- [Do this]:
The records below hold pictures; please leave those out and retype the rest exactly.
──────── Given data ────────
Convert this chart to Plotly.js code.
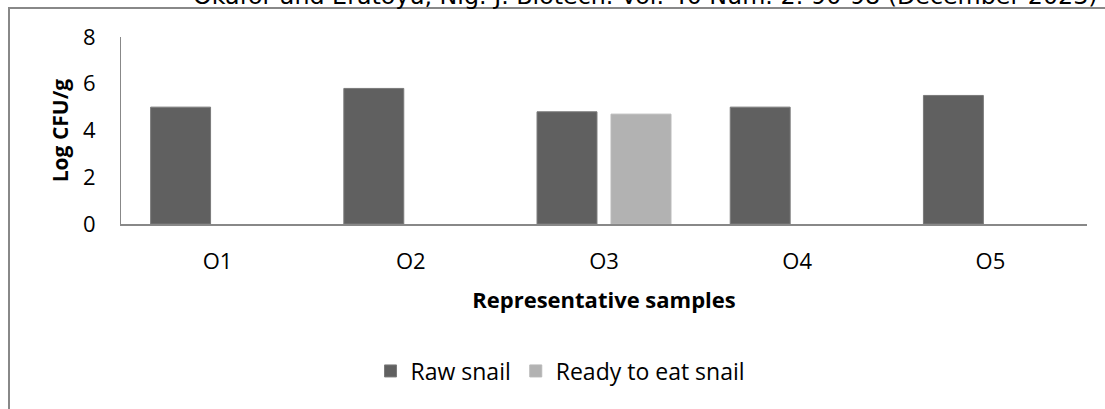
<!DOCTYPE html>
<html>
<head>
<meta charset="utf-8">
<script src="https://cdn.plot.ly/plotly-3.0.1.min.js"></script>
<style>
  html, body { margin:0; padding:0; background:#fff; width:1105px; height:409px; overflow:hidden; }
  #frame { position:absolute; left:8px; top:7px; width:1200px; height:500px;
           border-left:2px solid #888; border-top:2px solid #888; }
  #header { position:absolute; left:193px; top:-14px; white-space:nowrap;
            font-family:"DejaVu Sans", sans-serif; font-size:20px; line-height:0px; color:#000; }
  #chart { position:absolute; left:0; top:0; width:1105px; height:409px; }
</style>
</head>
<body>
<div id="frame"></div>
<div id="header">Okafor and Eratoyu, Nig. J. Biotech. Vol. 40 Num. 2: 90-98 (December 2023)</div>
<div id="chart"></div>
<script>
const categories = ["O1", "O2", "O3", "O4", "O5"];
const rawSnail = [5.0, 5.8, 4.8, 5.0, 5.5];
const readyToEat = [null, null, 4.7, null, null];
const seriesNames = ["Raw snail", "Ready to eat snail"];
const yTicks = [0, 2, 4, 6, 8];

// fit the clipped running header to its span in the reference (x 193..1098, baseline ~y 4.5)
(function () {
  const h = document.getElementById("header");
  const w = h.getBoundingClientRect().width;
  const f = 20 * 905 / w;
  h.style.fontSize = f + "px";
  h.style.top = (4.5 - 0.346 * f) + "px";
})();

const font = "'Open Sans', sans-serif";

const traces = [
  { type: "bar", name: seriesNames[0], x: categories, y: rawSnail,
    marker: { color: "#606060", line: { color: "#7a7a7a", width: 1 } } },
  { type: "bar", name: seriesNames[1], x: categories, y: readyToEat,
    marker: { color: "#b2b2b2", line: { color: "#b8b8b8", width: 1 } } }
];

const layout = {
  width: 1105, height: 409,
  margin: { l: 121, r: 18, t: 37, b: 185 },
  paper_bgcolor: "rgba(0,0,0,0)",
  plot_bgcolor: "rgba(0,0,0,0)",
  barmode: "group",
  bargap: 0.234,
  bargroupgap: 0.19,
  showlegend: true,
  legend: {
    orientation: "h", x: 0.455, xanchor: "center", y: -0.786, yanchor: "middle",
    font: { family: font, size: 23, color: "#000" },
    itemwidth: 30, traceorder: "normal", itemclick: false
  },
  xaxis: {
    type: "category",
    showline: true, linecolor: "#888", linewidth: 2,
    ticks: "", showgrid: false, zeroline: false,
    tickfont: { family: font, size: 22, color: "#000" },
    ticklabelstandoff: 17,
    title: { text: "<b>Representative samples</b>", font: { family: font, size: 22, color: "#000" }, standoff: 18 },
    automargin: false
  },
  yaxis: {
    range: [0, 8], tickvals: yTicks,
    showline: true, linecolor: "#888", linewidth: 1,
    ticks: "", showgrid: false, zeroline: false,
    tickfont: { family: font, size: 22, color: "#000" },
    ticklabelstandoff: 20,
    title: { text: "<b>Log CFU/g</b>", font: { family: font, size: 21, color: "#000" }, standoff: 8 },
    automargin: false
  }
};

Plotly.newPlot("chart", traces, layout, { staticPlot: true, displayModeBar: false });
</script>
</body>
</html>
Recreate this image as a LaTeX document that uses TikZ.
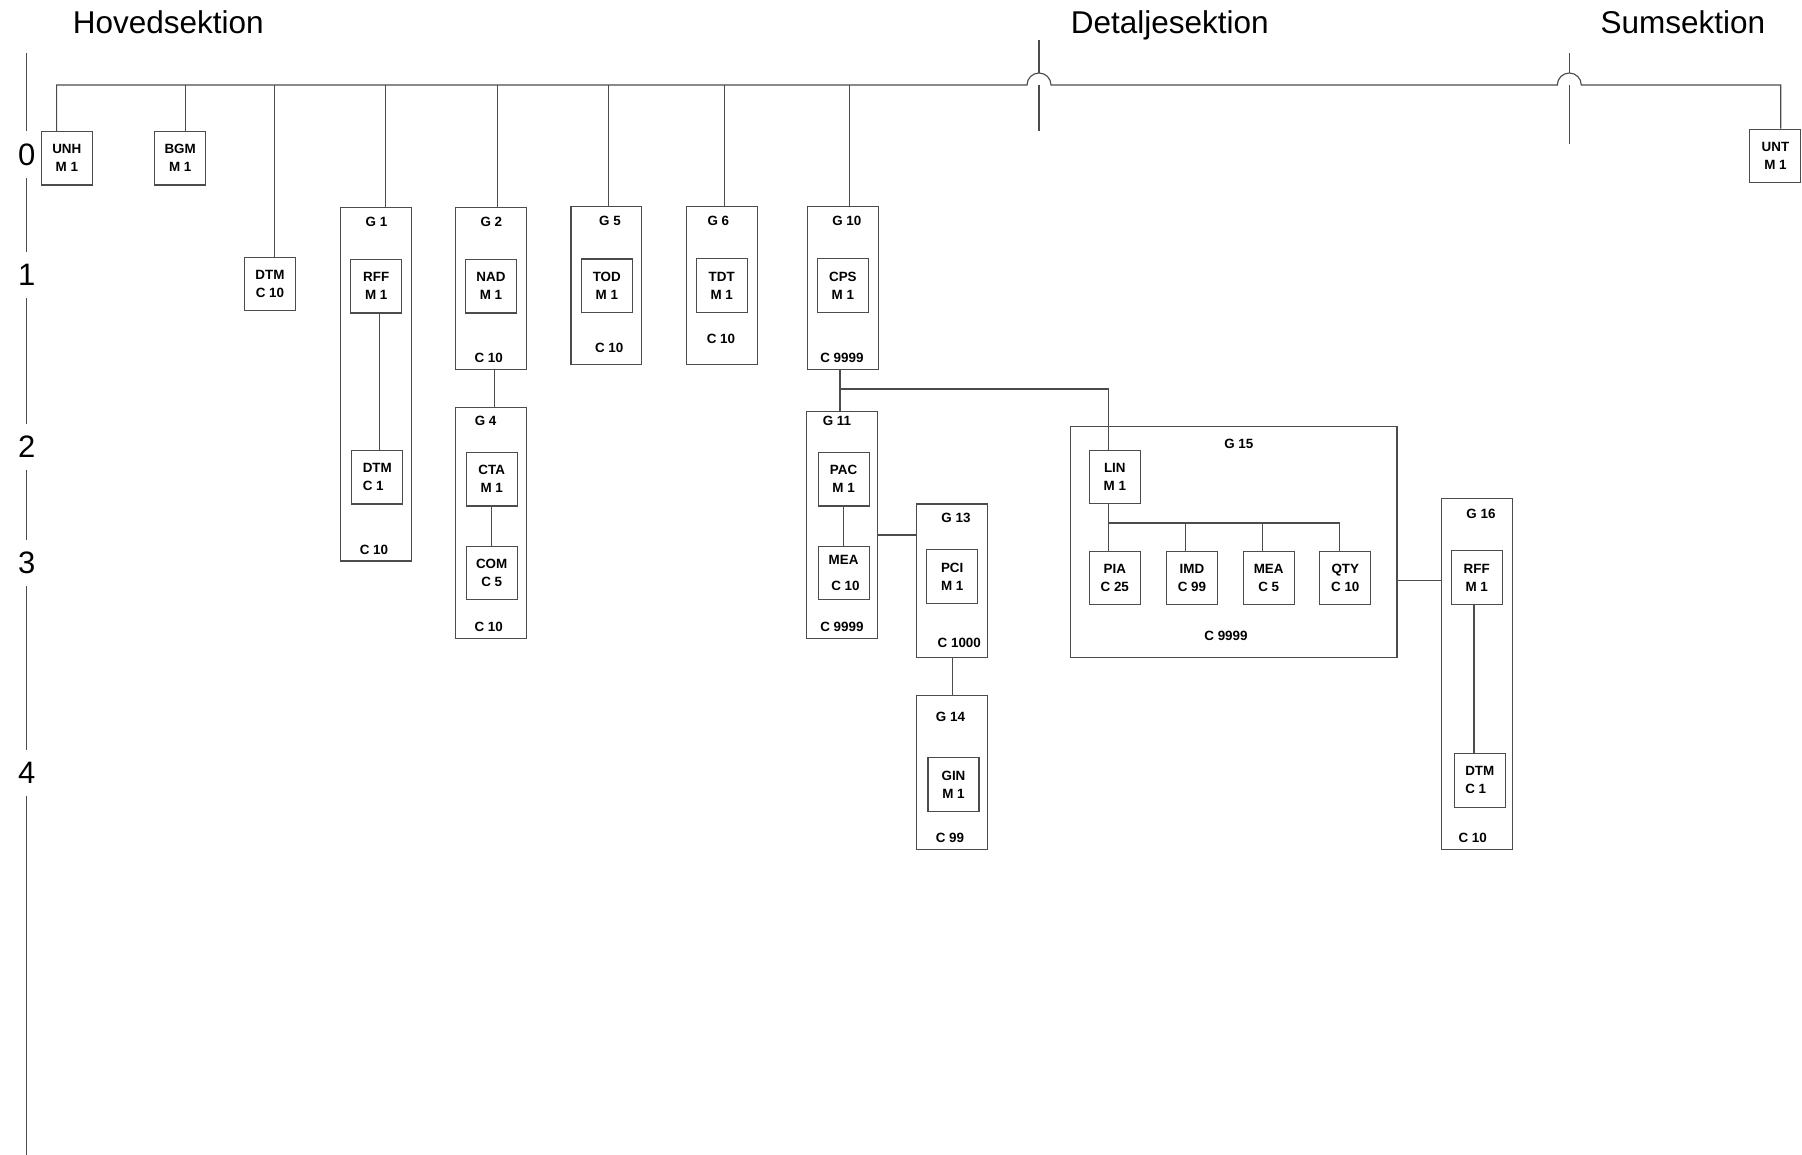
────────
- [Response to this task]:
Convert this chart to Plotly.js code.
<!DOCTYPE html>
<html>
<head>
<meta charset="utf-8">
<script src="https://cdn.plot.ly/plotly-3.0.1.min.js"></script>
<style>
  html, body { margin:0; padding:0; background:#fff; width:1105px; height:409px; overflow:hidden; }
  #frame { position:absolute; left:8px; top:7px; width:1200px; height:500px;
           border-left:2px solid #888; border-top:2px solid #888; }
  #header { position:absolute; left:193px; top:-14px; white-space:nowrap;
            font-family:"DejaVu Sans", sans-serif; font-size:20px; line-height:0px; color:#000; }
  #chart { position:absolute; left:0; top:0; width:1105px; height:409px; }
</style>
</head>
<body>
<div id="frame"></div>
<div id="header">Okafor and Eratoyu, Nig. J. Biotech. Vol. 40 Num. 2: 90-98 (December 2023)</div>
<div id="chart"></div>
<script>
const categories = ["O1", "O2", "O3", "O4", "O5"];
const rawSnail = [5.0, 5.8, 4.8, 5.0, 5.5];
const readyToEat = [null, null, 4.7, null, null];
const seriesNames = ["Raw snail", "Ready to eat snail"];
const yTicks = [0, 2, 4, 6, 8];

// fit the clipped running header to its span in the reference (x 193..1098, baseline ~y 4.5)
(function () {
  const h = document.getElementById("header");
  const w = h.getBoundingClientRect().width;
  const f = 20 * 905 / w;
  h.style.fontSize = f + "px";
  h.style.top = (4.5 - 0.346 * f) + "px";
})();

const font = "'Open Sans', sans-serif";

const traces = [
  { type: "bar", name: seriesNames[0], x: categories, y: rawSnail,
    marker: { color: "#606060", line: { color: "#7a7a7a", width: 1 } } },
  { type: "bar", name: seriesNames[1], x: categories, y: readyToEat,
    marker: { color: "#b2b2b2", line: { color: "#b8b8b8", width: 1 } } }
];

const layout = {
  width: 1105, height: 409,
  margin: { l: 121, r: 18, t: 37, b: 185 },
  paper_bgcolor: "rgba(0,0,0,0)",
  plot_bgcolor: "rgba(0,0,0,0)",
  barmode: "group",
  bargap: 0.234,
  bargroupgap: 0.19,
  showlegend: true,
  legend: {
    orientation: "h", x: 0.455, xanchor: "center", y: -0.786, yanchor: "middle",
    font: { family: font, size: 23, color: "#000" },
    itemwidth: 30, traceorder: "normal", itemclick: false
  },
  xaxis: {
    type: "category",
    showline: true, linecolor: "#888", linewidth: 2,
    ticks: "", showgrid: false, zeroline: false,
    tickfont: { family: font, size: 22, color: "#000" },
    ticklabelstandoff: 17,
    title: { text: "<b>Representative samples</b>", font: { family: font, size: 22, color: "#000" }, standoff: 18 },
    automargin: false
  },
  yaxis: {
    range: [0, 8], tickvals: yTicks,
    showline: true, linecolor: "#888", linewidth: 1,
    ticks: "", showgrid: false, zeroline: false,
    tickfont: { family: font, size: 22, color: "#000" },
    ticklabelstandoff: 20,
    title: { text: "<b>Log CFU/g</b>", font: { family: font, size: 21, color: "#000" }, standoff: 8 },
    automargin: false
  }
};

Plotly.newPlot("chart", traces, layout, { staticPlot: true, displayModeBar: false });
</script>
</body>
</html>
Recreate this image as a LaTeX document that uses TikZ.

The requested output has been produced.